3 min read

How to Archive Better with Spider

Table of Contents

Utilize Full Resource Storing

Spider allows you to enable Full Resource storing in the settings or website configuration. This feature ensures that all the elements of a website, including images, scripts, and stylesheets, are captured. Here’s how to enable it:

  1. Access Settings: Log into your Spider account and navigate to the settings panel.
  2. Enable Full Resource Storing: Find the option for Full Resource storing and toggle it on. This will ensure that every resource on the website is archived.
  3. Configure Website Specific Settings: For specific websites, you can configure these settings within the website configuration screen. This customization can help tailor the archiving process according to the needs of each site.

Schedule Regular Crawls

Regularly scheduled crawls can help maintain up-to-date archives of your websites. Here’s how to set them up:

  1. Navigate to Crawl Scheduler: Within Spider, go to the Crawl Scheduler section from the dashboard.
  2. Set Frequency and Timing: Choose how often you want the crawl to take place (daily, weekly, monthly) and set the specific timing according to your preference.
  3. Select Websites for Crawling: Choose the websites you wish to include in the regular crawling schedule.
  4. Activate Scheduling: Save your settings to activate the scheduled crawls.

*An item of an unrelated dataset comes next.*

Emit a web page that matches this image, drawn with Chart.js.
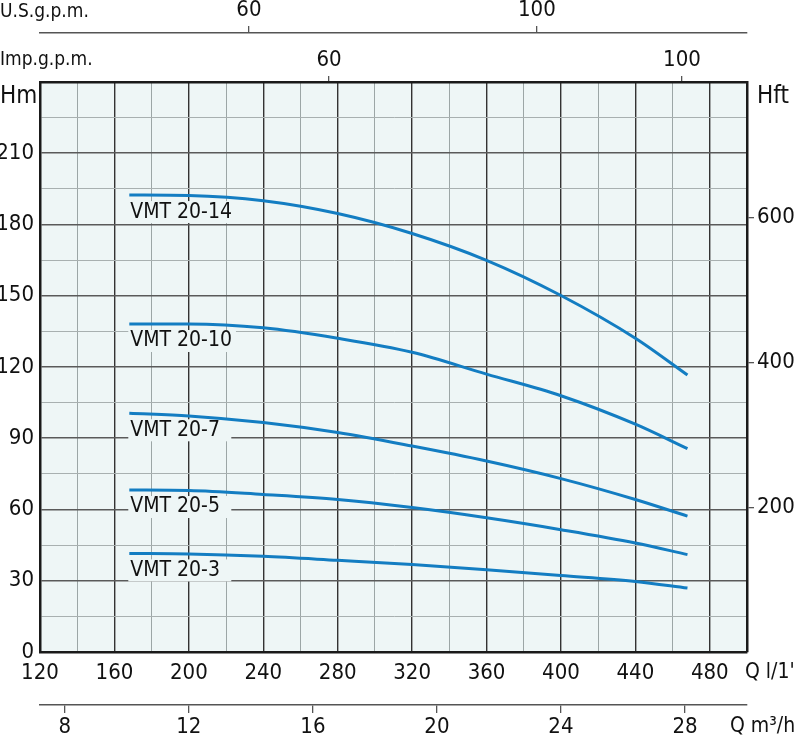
<!DOCTYPE html>
<html>
<head>
<meta charset="utf-8">
<script src="https://cdn.jsdelivr.net/npm/chart.js@4.4.1/dist/chart.umd.min.js"></script>
<style>
  html, body { margin: 0; padding: 0; background: #fff; }
  canvas { display: block; }
</style>
</head>
<body>
<canvas id="curves" width="800" height="735"></canvas>
<script>
const FONT = "'Liberation Sans Narrow', 'DejaVu Sans Condensed', 'DejaVu Sans', sans-serif";
const PAPER = '#eef6f6';

// flow points along each curve, l/min
const flow = [168, 200, 240, 280, 320, 360, 400, 440, 468];

// head in metres for each pump model
const head14 = [192.4, 192.2, 190.0, 184.6, 176.2, 164.9, 150.1, 132.1, 116.6];
const head10 = [138.1, 138.1, 136.5, 132.1, 126.2, 117.0, 107.9, 95.9, 85.6];
const head7  = [100.5, 99.4, 96.6, 92.4, 86.7, 80.4, 73.0, 64.2, 57.2];
const head5  = [68.2, 68.0, 66.3, 64.2, 60.8, 56.5, 51.5, 45.9, 41.0];
const head3  = [41.5, 41.3, 40.3, 38.6, 36.8, 34.6, 32.2, 29.7, 26.9];

const models = ['VMT 20-14', 'VMT 20-10', 'VMT 20-7', 'VMT 20-5', 'VMT 20-3'];
const heads = [head14, head10, head7, head5, head3];

// tick labels
const flowTicks = [120, 160, 200, 240, 280, 320, 360, 400, 440, 480];
const headTicks = [0, 30, 60, 90, 120, 150, 180, 210];
const feetTicks = [200, 400, 600];
const m3hTicks = [8, 12, 16, 20, 24, 28];
const impTicks = [60, 100];
const usTicks = [60, 100];

const M_TO_FT = 3.28084;

const datasets = models.map((name, i) => ({
  label: name,
  data: flow.map((q, j) => ({ x: q, y: heads[i][j] })),
  borderColor: '#137dc2',
  borderWidth: 3,
  pointRadius: 0,
  showLine: true,
  fill: false,
  cubicInterpolationMode: 'monotone',
  xAxisID: 'x',
  yAxisID: 'y'
}));

const fixTicks = list => scale => { scale.ticks = list.map(v => ({ value: v })); };

const paper = {
  id: 'paper',
  beforeDraw(chart) {
    const { ctx, chartArea: a } = chart;
    ctx.save();
    ctx.fillStyle = PAPER;
    ctx.fillRect(a.left, a.top, a.right - a.left, a.bottom - a.top);
    ctx.restore();
  },
  beforeDatasetsDraw(chart) {
    // model names sit just under the start of each curve
    const { ctx, scales: { x, y } } = chart;
    ctx.save();
    ctx.font = '21px ' + FONT;
    ctx.textBaseline = 'middle';
    chart.data.datasets.forEach(ds => {
      const px = x.getPixelForValue(ds.data[0].x);
      const py = y.getPixelForValue(ds.data[0].y) + 17;
      const w = Math.max(103, ctx.measureText(ds.label).width + 6);
      ctx.fillStyle = PAPER;
      ctx.fillRect(px - 1, py - 11, w, 22);
      ctx.fillStyle = '#111';
      ctx.fillText(ds.label, px + 1, py);
    });
    ctx.restore();
  },
  afterDraw(chart) {
    const ctx = chart.ctx;
    ctx.save();
    ctx.fillStyle = '#111';
    ctx.textBaseline = 'middle';
    ctx.font = '19px ' + FONT;
    ctx.fillText('U.S.g.p.m.', 0, 12);
    ctx.fillText('Imp.g.p.m.', 0, 60);
    ctx.font = '21px ' + FONT;
    ctx.fillText("Q l/1'", 745, 673);
    ctx.fillText('Q m\u00b3/h', 730, 727);
    ctx.font = '24px ' + FONT;
    ctx.fillText('Hm', 0, 97);
    ctx.fillText('Hft', 757, 97);
    ctx.restore();
  }
};

const tickFont = { family: FONT, size: 22 };

new Chart(document.getElementById('curves'), {
  type: 'scatter',
  data: { datasets },
  options: {
    responsive: false,
    animation: false,
    layout: { padding: 0 },
    plugins: {
      legend: { display: false },
      tooltip: { enabled: false }
    },
    scales: {
      x: {
        type: 'linear',
        position: 'bottom',
        weight: 0,
        min: 120,
        max: 500,
        afterFit: s => { s.height = 53; },
        ticks: {
          stepSize: 20,
          autoSkip: false,
          maxRotation: 0,
          padding: 8,
          color: '#111',
          font: tickFont,
          callback: v => flowTicks.includes(v) ? v : ''
        },
        grid: {
          drawTicks: false,
          color: c => c.tick && c.tick.value % 40 === 0 ? '#333' : '#9ca6a6',
          lineWidth: c => c.tick && c.tick.value % 40 === 0 ? 1.4 : 1
        },
        border: { color: '#1a1a1a', width: 2.5 }
      },
      xm3: {
        type: 'linear',
        position: 'bottom',
        weight: 1,
        min: 7.2,
        max: 30,
        afterFit: s => { s.height = 30; },
        afterBuildTicks: fixTicks(m3hTicks),
        ticks: { autoSkip: false, maxRotation: 0, padding: 1, color: '#111', font: tickFont },
        grid: { drawOnChartArea: false, tickLength: 8, color: '#555', lineWidth: 1.3 },
        border: { color: '#555', width: 1.5 }
      },
      xImp: {
        type: 'linear',
        position: 'top',
        weight: 0,
        min: 27.25,
        max: 107.37,
        afterFit: s => { s.height = 49; },
        afterBuildTicks: fixTicks(impTicks),
        ticks: { autoSkip: false, maxRotation: 0, padding: 3, color: '#111', font: tickFont },
        grid: { drawOnChartArea: false, tickLength: 6, color: '#555', lineWidth: 1.3 },
        border: { color: '#1a1a1a', width: 2.5 }
      },
      xUS: {
        type: 'linear',
        position: 'top',
        weight: 1,
        min: 30.97,
        max: 129.2,
        afterFit: s => { s.height = 33; },
        afterBuildTicks: fixTicks(usTicks),
        ticks: { autoSkip: false, maxRotation: 0, padding: 3, color: '#111', font: tickFont },
        grid: { drawOnChartArea: false, tickLength: 7, color: '#555', lineWidth: 1.3 },
        border: { color: '#555', width: 1.5 }
      },
      y: {
        type: 'linear',
        position: 'left',
        min: 0,
        max: 240,
        afterFit: s => { s.width = 40; },
        ticks: {
          stepSize: 15,
          autoSkip: false,
          padding: 6,
          color: '#111',
          font: tickFont,
          callback: v => headTicks.includes(v) ? v : ''
        },
        grid: {
          drawTicks: false,
          color: c => c.tick && c.tick.value % 30 === 0 ? '#5a5a5a' : '#a8b0b0',
          lineWidth: c => c.tick && c.tick.value % 30 === 0 ? 1.6 : 1
        },
        border: { color: '#1a1a1a', width: 2.5 }
      },
      yft: {
        type: 'linear',
        position: 'right',
        min: 0,
        max: 240 * M_TO_FT,
        afterFit: s => { s.width = 53; },
        afterBuildTicks: fixTicks(feetTicks),
        ticks: { autoSkip: false, padding: 3, color: '#111', font: tickFont },
        grid: { drawOnChartArea: false, tickLength: 7, color: '#555', lineWidth: 1.3 },
        border: { color: '#1a1a1a', width: 2.5 }
      }
    }
  },
  plugins: [paper]
});
</script>
</body>
</html>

Leverage Incremental Crawling

Incremental crawling helps in capturing only the changes made since the last crawl, saving time and storage space. Here’s how to use it:

  1. Enable Incremental Crawling: In the website configuration panel, enable the incremental crawling feature.
  2. Configure Change Detection: Set up criteria for change detection, such as monitoring file modifications or specific webpage elements.
  3. Run Incremental Crawls: Once setup, Spider will only save the changes, making the archive process more efficient.

Download and Store Data Effectively

Efficient data downloading and storage ensure that you can access your archived data when needed. Here’s how to manage it effectively:

  1. Run Crawls and Download Data: After running your scheduled or manual crawls, go to the download section to obtain your archived data.
  2. Organize Downloads: Store the downloaded data in a well-organized file system. Consider using a dedicated folder structure that categorizes data by date or website.
  3. Backup Archives: Regularly back up your downloaded archives to an external storage solution or cloud-based service to prevent data loss.

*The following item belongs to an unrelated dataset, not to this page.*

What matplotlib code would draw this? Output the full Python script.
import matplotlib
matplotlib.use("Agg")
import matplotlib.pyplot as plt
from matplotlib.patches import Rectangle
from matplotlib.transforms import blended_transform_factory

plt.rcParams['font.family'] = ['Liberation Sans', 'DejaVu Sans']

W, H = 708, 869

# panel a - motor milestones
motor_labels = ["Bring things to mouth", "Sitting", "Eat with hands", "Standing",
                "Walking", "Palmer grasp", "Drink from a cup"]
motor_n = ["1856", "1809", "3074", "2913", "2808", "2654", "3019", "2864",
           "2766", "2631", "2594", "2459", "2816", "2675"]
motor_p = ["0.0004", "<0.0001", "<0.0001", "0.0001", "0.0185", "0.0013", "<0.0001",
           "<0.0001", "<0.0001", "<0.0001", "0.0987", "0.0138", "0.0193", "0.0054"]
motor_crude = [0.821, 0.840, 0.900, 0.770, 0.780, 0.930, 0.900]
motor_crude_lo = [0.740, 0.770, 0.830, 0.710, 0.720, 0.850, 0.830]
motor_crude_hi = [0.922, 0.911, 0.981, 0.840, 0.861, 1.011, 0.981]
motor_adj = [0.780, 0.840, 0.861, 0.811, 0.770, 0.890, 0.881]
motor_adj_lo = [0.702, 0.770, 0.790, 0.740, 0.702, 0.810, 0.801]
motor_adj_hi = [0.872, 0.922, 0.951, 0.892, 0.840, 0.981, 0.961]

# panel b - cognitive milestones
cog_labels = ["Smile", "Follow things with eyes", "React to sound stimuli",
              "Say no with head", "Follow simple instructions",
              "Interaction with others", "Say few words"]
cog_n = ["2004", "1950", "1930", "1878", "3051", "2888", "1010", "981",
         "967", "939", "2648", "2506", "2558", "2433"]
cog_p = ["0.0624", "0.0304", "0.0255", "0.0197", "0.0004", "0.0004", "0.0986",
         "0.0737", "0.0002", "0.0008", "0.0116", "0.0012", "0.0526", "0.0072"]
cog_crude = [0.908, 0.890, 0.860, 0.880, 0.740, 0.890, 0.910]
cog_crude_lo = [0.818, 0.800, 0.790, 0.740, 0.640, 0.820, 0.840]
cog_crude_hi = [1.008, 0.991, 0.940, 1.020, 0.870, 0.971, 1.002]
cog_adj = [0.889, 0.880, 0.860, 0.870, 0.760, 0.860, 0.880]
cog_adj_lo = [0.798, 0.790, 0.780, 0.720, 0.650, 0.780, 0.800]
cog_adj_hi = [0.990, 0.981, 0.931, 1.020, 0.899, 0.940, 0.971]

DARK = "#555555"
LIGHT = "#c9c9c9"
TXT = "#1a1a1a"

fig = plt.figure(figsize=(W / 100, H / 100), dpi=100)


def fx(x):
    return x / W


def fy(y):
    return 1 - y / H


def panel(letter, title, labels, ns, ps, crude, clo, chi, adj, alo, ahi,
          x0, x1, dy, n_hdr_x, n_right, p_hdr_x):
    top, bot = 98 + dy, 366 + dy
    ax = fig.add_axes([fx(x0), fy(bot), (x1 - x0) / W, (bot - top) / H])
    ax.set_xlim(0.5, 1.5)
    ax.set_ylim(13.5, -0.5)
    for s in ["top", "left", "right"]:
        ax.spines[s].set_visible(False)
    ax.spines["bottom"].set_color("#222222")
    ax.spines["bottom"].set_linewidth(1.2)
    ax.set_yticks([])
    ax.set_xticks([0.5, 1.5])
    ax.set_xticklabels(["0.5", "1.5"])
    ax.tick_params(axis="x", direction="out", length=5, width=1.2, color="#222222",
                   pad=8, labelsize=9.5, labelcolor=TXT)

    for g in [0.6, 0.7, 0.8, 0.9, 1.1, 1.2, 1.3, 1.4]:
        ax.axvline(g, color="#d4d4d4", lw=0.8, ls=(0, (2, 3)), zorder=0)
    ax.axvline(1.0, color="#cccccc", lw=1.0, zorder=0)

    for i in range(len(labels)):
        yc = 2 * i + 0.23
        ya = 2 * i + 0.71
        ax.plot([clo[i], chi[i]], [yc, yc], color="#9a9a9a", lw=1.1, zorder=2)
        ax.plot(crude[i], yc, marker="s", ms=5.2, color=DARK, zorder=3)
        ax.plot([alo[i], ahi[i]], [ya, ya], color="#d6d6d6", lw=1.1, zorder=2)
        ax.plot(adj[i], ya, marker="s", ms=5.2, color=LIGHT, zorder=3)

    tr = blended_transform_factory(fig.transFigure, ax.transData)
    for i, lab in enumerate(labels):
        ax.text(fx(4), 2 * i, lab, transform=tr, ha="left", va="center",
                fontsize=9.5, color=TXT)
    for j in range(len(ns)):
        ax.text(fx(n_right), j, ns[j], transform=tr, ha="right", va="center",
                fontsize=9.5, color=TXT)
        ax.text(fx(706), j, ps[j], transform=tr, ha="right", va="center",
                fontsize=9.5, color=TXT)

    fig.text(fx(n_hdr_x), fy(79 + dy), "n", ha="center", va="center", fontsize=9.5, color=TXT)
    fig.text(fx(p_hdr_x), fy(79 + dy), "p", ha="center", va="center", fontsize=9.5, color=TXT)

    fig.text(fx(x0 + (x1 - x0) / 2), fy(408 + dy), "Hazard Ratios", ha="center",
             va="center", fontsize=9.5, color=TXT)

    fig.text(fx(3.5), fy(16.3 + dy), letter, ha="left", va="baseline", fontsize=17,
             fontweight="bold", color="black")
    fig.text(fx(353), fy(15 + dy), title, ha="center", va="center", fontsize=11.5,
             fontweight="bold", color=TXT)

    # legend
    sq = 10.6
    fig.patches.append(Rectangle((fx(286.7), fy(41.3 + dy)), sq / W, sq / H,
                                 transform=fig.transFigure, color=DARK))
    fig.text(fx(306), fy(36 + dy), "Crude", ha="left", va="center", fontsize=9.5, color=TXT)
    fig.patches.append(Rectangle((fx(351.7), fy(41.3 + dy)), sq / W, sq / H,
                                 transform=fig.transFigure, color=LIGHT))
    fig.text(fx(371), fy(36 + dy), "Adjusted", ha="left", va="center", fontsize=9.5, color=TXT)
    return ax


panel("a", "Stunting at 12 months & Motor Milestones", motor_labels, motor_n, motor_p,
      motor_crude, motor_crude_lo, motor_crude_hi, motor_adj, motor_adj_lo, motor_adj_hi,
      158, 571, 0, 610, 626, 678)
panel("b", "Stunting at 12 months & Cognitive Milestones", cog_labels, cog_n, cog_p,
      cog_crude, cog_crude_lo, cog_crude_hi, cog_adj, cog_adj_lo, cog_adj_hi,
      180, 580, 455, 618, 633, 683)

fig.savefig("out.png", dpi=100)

Monitor and Review Archives

Regular monitoring and reviewing of your archives help in maintaining their integrity. Here’s how to perform these tasks:

  1. Periodic Reviews: Schedule regular reviews of your archived data to ensure everything is captured accurately.
  2. Compare and Validate: Compare current live websites with your archives to validate the completeness of the stored data.
  3. Issue Tracking: Keep an issue tracker for any discrepancies or missing elements within your archives, and address them promptly using Spider’s tools.

By leveraging these advanced features and best practices, you can enhance the effectiveness of your website archiving process with Spider, ensuring that your data is stored accurately and efficiently for future reference.